Recorded data

# # # # #

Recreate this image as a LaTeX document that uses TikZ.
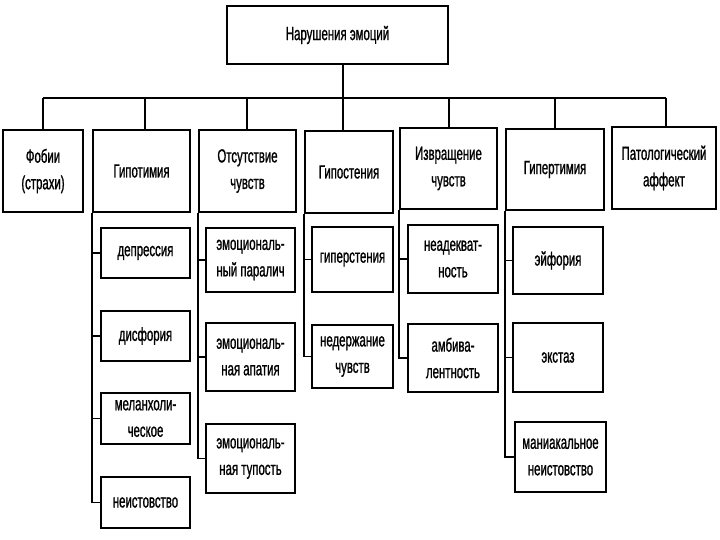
\documentclass[tikz,border=0pt]{standalone}
\usepackage{fontspec}
\setmainfont[FakeStretch=0.6,FakeBold=1]{Liberation Sans}
\begin{document}
\begin{tikzpicture}[x=1pt,y=-1pt,
  box/.style={draw=black,line width=1.6pt,inner sep=0pt,align=center,
    font=\fontsize{19}{26.5}\selectfont},
  conn/.style={draw=black,line width=1.6pt}]
\fill[white] (0,0) rectangle (720,540);
\useasboundingbox (0,0) rectangle (720,540);
% top row
\node[box,minimum width=221,minimum height=58] (top) at (337.5,35) {Нарушения эмоций};
\node[box,minimum width=80,minimum height=82] (fob) at (43,171) {Фобии\\(страхи)};
\node[box,minimum width=97,minimum height=82] (gipot) at (141.5,171) {Гипотимия};
\node[box,minimum width=97,minimum height=82] (ots) at (247.5,171) {Отсутствие\\чувств};
\node[box,minimum width=88,minimum height=82] (gipost) at (349,172) {Гипостения};
\node[box,minimum width=97,minimum height=81] (izv) at (448.5,168.5) {Извращение\\чувств};
\node[box,minimum width=98,minimum height=81] (giper) at (555,169.5) {Гипертимия};
\node[box,minimum width=104,minimum height=82] (pat) at (664,168) {Патологический\\аффект};
% sub boxes
\node[box,minimum width=89,minimum height=50] (depr) at (145.5,253) {депрессия};
\node[box,minimum width=89,minimum height=50] (disf) at (145.5,336) {дисфория};
\node[box,minimum width=89,minimum height=51] (melan) at (145.5,418.5) {меланхоли-\\ческое};
\node[box,minimum width=89,minimum height=51] (neist) at (145.5,502.5) {неистовство};
\node[box,minimum width=89,minimum height=64] (par) at (250.5,260) {эмоциональ-\\ный паралич};
\node[box,minimum width=89,minimum height=68] (apat) at (250.5,357) {эмоциональ-\\ная апатия};
\node[box,minimum width=89,minimum height=69] (tup) at (250.5,458.5) {эмоциональ-\\ная тупость};
\node[box,minimum width=81,minimum height=65] (hyperst) at (352.5,259.5) {гиперстения};
\node[box,minimum width=81,minimum height=63] (nederzh) at (352.5,356.5) {недержание\\чувств};
\node[box,minimum width=90,minimum height=68] (neadek) at (453,259) {неадекват-\\ность};
\node[box,minimum width=90,minimum height=68] (ambiv) at (453,358) {амбива-\\лентность};
\node[box,minimum width=90,minimum height=67] (eif) at (558,260.5) {эйфория};
\node[box,minimum width=90,minimum height=69] (ekst) at (558,357.5) {экстаз};
\node[box,minimum width=91,minimum height=70] (mani) at (560.5,457) {маниакальное\\неистовство};
% bus
\coordinate (b1) at (43,98);
\coordinate (b2) at (145,98);
\coordinate (b3) at (247,98);
\coordinate (b4) at (343,98);
\coordinate (b5) at (449,98);
\coordinate (b6) at (555,98);
\coordinate (b7) at (666,98);
\draw[conn] (b1) -- (b7);
\draw[conn] (top.south -| b4) -- (b4) -- (b4 |- gipost.north);
\draw[conn] (b1) -- (b1 |- fob.north);
\draw[conn] (b2) -- (b2 |- gipot.north);
\draw[conn] (b3) -- (b3 |- ots.north);
\draw[conn] (b5) -- (b5 |- izv.north);
\draw[conn] (b6) -- (b6 |- giper.north);
\draw[conn] (b7) -- (b7 |- pat.north);
% spines
\foreach \c in {depr,disf,melan,neist} \draw[conn] (gipot.south west) |- (\c.west);
\foreach \c in {par,apat,tup} \draw[conn] (ots.south west) |- (\c.west);
\foreach \c in {hyperst,nederzh} \draw[conn] (gipost.south west) |- (\c.west);
\foreach \c in {neadek,ambiv} \draw[conn] (izv.south west) |- (\c.west);
\foreach \c in {eif,ekst,mani} \draw[conn] (giper.south west) |- (\c.west);
\end{tikzpicture}
\end{document}
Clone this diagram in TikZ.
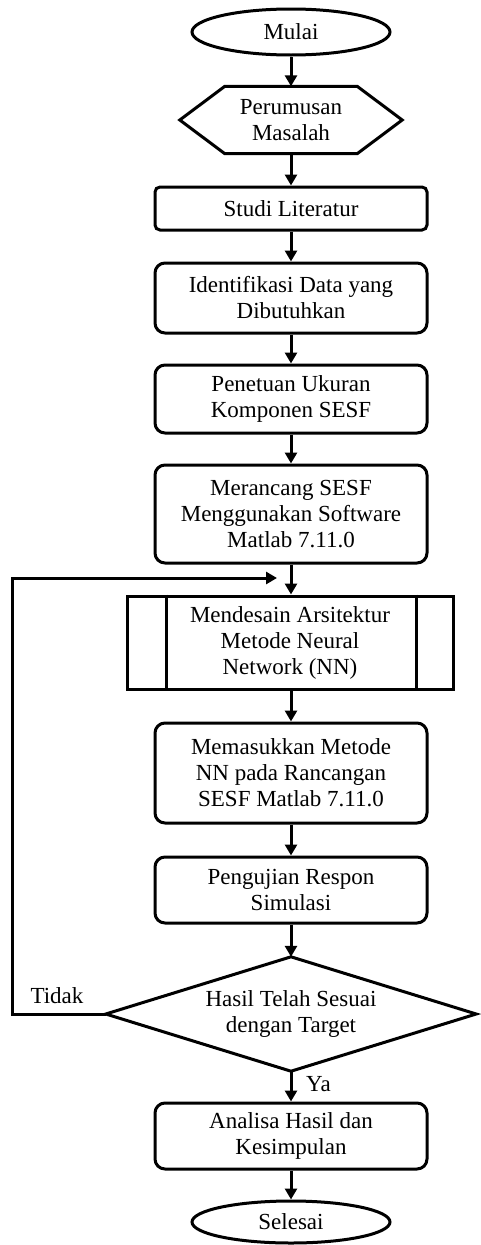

# # # # #

• **TASK**
Spot every line that holds "this" and copy it.

• **FULL OUTPUT**
Recreate this image as a LaTeX document that uses TikZ.
Clone this diagram in TikZ.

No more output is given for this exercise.